→ **Given problem**
Beginning with the very first line, please reproduce the entries exactly through the line containing "[font=\subfont, anchor=base] (jmssub)".

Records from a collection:
******************************
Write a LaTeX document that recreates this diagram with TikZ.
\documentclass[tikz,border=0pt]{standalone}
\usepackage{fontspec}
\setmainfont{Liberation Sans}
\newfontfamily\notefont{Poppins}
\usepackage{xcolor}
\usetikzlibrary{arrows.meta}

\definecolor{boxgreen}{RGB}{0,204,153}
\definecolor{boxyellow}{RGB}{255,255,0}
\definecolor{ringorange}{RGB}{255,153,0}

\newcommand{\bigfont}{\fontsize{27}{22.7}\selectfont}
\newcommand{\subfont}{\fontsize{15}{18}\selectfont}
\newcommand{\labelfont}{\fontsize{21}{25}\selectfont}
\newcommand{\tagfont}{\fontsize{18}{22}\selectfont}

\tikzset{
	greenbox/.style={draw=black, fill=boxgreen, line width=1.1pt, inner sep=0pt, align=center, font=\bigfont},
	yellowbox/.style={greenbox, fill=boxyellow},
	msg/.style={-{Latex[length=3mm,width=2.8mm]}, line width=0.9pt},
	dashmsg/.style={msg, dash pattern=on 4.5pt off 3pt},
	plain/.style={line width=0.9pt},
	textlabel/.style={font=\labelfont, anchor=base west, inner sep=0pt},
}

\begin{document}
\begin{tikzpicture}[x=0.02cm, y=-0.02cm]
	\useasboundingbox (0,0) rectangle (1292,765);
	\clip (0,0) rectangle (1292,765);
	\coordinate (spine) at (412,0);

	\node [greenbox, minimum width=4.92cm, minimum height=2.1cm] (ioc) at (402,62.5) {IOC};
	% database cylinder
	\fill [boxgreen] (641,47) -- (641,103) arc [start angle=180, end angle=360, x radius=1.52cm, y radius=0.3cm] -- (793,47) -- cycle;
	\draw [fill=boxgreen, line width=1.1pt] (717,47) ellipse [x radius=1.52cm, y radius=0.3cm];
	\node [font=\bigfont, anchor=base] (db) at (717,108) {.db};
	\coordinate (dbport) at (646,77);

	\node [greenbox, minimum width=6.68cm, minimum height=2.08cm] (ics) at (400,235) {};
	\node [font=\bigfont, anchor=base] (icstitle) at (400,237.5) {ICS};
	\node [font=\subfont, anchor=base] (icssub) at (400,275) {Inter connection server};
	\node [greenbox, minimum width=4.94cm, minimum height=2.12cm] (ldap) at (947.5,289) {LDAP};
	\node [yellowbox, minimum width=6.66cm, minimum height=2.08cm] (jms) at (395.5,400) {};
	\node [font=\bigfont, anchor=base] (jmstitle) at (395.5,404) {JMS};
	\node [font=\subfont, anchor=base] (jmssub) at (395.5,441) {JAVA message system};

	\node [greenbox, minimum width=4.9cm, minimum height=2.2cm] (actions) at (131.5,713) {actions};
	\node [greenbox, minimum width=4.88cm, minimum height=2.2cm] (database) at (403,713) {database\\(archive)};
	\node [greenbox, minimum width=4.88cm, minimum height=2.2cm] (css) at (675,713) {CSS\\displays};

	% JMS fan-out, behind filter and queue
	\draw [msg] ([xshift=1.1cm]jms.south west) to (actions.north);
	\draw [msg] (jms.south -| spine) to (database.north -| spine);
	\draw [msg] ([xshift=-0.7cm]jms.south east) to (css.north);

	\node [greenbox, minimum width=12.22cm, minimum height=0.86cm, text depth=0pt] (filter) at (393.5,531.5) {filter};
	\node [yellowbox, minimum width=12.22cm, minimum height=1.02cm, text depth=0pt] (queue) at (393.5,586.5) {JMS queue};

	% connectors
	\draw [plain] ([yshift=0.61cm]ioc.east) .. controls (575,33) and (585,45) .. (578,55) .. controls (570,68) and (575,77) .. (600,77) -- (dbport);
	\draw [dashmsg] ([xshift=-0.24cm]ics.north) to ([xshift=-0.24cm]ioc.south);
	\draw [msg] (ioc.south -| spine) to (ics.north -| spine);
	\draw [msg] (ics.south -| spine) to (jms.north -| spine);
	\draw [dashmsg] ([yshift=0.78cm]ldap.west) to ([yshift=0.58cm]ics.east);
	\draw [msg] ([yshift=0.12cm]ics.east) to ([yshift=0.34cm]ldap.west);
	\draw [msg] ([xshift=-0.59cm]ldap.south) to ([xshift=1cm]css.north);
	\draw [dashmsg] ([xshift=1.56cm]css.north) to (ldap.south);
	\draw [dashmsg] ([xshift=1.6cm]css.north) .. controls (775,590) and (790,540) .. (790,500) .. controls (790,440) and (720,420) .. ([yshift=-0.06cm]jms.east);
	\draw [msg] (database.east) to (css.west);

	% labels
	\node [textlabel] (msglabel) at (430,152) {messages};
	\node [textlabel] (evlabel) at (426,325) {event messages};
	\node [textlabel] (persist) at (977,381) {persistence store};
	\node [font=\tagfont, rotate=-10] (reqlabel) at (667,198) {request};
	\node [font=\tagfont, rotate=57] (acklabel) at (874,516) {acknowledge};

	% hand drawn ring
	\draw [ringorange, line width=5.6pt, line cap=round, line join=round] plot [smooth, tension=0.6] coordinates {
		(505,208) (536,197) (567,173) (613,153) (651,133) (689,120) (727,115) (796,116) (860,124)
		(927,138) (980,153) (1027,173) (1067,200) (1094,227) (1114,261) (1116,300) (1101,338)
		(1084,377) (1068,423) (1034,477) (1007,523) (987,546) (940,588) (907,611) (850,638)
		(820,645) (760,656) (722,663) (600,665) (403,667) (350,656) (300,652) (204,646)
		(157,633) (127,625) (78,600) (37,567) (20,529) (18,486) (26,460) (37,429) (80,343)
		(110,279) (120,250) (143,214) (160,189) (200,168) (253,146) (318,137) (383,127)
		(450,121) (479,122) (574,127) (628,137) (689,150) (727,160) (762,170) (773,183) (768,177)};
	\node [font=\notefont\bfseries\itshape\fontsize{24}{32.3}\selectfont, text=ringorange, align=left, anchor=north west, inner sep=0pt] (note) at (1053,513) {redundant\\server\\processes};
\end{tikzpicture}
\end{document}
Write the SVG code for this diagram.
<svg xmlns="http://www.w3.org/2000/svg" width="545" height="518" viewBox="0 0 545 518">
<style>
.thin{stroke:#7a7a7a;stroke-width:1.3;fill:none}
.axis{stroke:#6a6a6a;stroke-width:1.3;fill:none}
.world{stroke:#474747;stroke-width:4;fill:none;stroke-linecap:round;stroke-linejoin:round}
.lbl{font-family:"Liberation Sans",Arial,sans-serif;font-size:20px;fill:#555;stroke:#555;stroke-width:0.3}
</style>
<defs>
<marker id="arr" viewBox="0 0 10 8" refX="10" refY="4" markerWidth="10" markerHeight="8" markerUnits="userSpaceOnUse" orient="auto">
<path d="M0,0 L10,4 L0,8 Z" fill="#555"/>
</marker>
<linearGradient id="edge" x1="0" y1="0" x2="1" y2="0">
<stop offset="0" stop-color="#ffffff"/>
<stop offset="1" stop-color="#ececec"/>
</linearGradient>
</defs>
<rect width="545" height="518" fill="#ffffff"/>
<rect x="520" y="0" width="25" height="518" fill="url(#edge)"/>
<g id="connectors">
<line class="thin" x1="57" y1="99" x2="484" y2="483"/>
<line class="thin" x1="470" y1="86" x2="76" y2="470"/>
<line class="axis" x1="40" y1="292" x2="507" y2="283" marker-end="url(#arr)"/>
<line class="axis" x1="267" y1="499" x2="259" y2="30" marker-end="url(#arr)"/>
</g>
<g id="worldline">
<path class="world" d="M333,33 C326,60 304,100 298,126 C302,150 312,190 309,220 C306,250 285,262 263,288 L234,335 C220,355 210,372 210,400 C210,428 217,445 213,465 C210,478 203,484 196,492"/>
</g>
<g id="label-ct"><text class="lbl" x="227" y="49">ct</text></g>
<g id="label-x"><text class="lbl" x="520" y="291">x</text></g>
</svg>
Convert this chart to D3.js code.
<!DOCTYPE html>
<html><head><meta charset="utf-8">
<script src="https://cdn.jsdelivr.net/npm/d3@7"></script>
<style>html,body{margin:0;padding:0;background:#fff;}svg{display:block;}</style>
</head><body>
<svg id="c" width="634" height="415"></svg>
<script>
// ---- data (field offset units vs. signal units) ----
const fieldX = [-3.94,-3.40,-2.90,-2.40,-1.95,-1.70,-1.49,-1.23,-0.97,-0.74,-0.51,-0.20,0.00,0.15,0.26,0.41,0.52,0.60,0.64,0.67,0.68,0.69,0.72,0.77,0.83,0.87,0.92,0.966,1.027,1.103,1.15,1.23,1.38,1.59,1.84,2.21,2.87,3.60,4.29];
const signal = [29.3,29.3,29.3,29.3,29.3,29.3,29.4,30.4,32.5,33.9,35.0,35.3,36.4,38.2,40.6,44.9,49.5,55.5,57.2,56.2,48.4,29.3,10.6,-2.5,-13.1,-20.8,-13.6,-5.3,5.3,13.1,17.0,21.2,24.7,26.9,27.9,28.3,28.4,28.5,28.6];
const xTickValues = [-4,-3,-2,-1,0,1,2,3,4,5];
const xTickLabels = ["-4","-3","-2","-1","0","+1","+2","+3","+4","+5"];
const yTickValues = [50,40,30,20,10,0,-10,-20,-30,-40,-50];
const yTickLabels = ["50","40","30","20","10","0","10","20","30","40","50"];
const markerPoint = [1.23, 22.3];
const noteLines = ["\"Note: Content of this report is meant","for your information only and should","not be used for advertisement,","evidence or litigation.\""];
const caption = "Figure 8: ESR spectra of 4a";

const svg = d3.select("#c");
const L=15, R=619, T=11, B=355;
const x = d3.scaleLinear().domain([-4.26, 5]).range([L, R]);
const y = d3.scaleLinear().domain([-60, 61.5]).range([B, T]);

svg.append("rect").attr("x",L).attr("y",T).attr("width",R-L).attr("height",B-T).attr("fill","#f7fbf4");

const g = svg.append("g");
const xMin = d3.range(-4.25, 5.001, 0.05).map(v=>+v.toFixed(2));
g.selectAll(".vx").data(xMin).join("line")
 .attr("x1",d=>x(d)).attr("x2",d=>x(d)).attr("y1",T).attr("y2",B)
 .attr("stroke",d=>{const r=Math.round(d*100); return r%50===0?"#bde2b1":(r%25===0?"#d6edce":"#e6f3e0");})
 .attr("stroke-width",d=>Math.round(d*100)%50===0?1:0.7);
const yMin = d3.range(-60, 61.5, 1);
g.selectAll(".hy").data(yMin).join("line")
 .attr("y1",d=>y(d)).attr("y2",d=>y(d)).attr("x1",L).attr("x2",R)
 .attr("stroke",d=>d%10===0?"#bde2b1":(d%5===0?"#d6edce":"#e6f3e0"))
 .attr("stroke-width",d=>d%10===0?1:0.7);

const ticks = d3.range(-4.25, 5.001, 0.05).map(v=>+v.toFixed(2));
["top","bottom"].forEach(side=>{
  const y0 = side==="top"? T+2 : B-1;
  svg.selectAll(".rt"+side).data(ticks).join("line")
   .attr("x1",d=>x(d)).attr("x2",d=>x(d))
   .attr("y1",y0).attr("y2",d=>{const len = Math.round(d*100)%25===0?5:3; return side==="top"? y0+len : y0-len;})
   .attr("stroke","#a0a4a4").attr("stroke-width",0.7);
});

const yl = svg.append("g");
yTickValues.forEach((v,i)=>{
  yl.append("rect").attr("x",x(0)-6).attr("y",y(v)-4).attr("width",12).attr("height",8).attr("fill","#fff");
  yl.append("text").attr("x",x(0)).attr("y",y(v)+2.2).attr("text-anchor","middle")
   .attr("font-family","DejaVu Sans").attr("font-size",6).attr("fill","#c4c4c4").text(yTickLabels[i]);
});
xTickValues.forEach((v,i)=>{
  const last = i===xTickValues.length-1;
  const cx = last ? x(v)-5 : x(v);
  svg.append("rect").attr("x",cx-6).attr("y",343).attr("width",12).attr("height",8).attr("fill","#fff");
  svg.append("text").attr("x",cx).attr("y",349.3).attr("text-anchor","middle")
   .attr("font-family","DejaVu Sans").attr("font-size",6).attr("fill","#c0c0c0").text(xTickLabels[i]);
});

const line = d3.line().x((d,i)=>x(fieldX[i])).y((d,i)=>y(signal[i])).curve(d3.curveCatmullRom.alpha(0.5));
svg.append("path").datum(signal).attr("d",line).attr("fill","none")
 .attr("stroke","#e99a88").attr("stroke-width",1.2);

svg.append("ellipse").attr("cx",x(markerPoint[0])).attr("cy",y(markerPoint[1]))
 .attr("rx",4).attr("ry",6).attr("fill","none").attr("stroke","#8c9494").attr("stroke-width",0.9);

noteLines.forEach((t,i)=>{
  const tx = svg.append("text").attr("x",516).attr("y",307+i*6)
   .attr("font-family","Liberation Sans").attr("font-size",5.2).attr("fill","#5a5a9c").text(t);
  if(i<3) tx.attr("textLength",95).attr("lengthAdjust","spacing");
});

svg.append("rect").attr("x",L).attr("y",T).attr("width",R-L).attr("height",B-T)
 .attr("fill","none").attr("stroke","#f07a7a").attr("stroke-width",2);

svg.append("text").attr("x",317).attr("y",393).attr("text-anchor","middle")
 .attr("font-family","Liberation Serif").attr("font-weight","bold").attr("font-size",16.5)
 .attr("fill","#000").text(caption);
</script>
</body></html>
******************************
→ **Result below**
Write a LaTeX document that recreates this diagram with TikZ.
\documentclass[tikz,border=0pt]{standalone}
\usepackage{fontspec}
\setmainfont{Liberation Sans}
\newfontfamily\notefont{Poppins}
\usepackage{xcolor}
\usetikzlibrary{arrows.meta}

\definecolor{boxgreen}{RGB}{0,204,153}
\definecolor{boxyellow}{RGB}{255,255,0}
\definecolor{ringorange}{RGB}{255,153,0}

\newcommand{\bigfont}{\fontsize{27}{22.7}\selectfont}
\newcommand{\subfont}{\fontsize{15}{18}\selectfont}
\newcommand{\labelfont}{\fontsize{21}{25}\selectfont}
\newcommand{\tagfont}{\fontsize{18}{22}\selectfont}

\tikzset{
	greenbox/.style={draw=black, fill=boxgreen, line width=1.1pt, inner sep=0pt, align=center, font=\bigfont},
	yellowbox/.style={greenbox, fill=boxyellow},
	msg/.style={-{Latex[length=3mm,width=2.8mm]}, line width=0.9pt},
	dashmsg/.style={msg, dash pattern=on 4.5pt off 3pt},
	plain/.style={line width=0.9pt},
	textlabel/.style={font=\labelfont, anchor=base west, inner sep=0pt},
}

\begin{document}
\begin{tikzpicture}[x=0.02cm, y=-0.02cm]
	\useasboundingbox (0,0) rectangle (1292,765);
	\clip (0,0) rectangle (1292,765);
	\coordinate (spine) at (412,0);

	\node [greenbox, minimum width=4.92cm, minimum height=2.1cm] (ioc) at (402,62.5) {IOC};
	% database cylinder
	\fill [boxgreen] (641,47) -- (641,103) arc [start angle=180, end angle=360, x radius=1.52cm, y radius=0.3cm] -- (793,47) -- cycle;
	\draw [fill=boxgreen, line width=1.1pt] (717,47) ellipse [x radius=1.52cm, y radius=0.3cm];
	\node [font=\bigfont, anchor=base] (db) at (717,108) {.db};
	\coordinate (dbport) at (646,77);

	\node [greenbox, minimum width=6.68cm, minimum height=2.08cm] (ics) at (400,235) {};
	\node [font=\bigfont, anchor=base] (icstitle) at (400,237.5) {ICS};
	\node [font=\subfont, anchor=base] (icssub) at (400,275) {Inter connection server};
	\node [greenbox, minimum width=4.94cm, minimum height=2.12cm] (ldap) at (947.5,289) {LDAP};
	\node [yellowbox, minimum width=6.66cm, minimum height=2.08cm] (jms) at (395.5,400) {};
	\node [font=\bigfont, anchor=base] (jmstitle) at (395.5,404) {JMS};
	\node [font=\subfont, anchor=base] (jmssub) at (395.5,441) {JAVA message system};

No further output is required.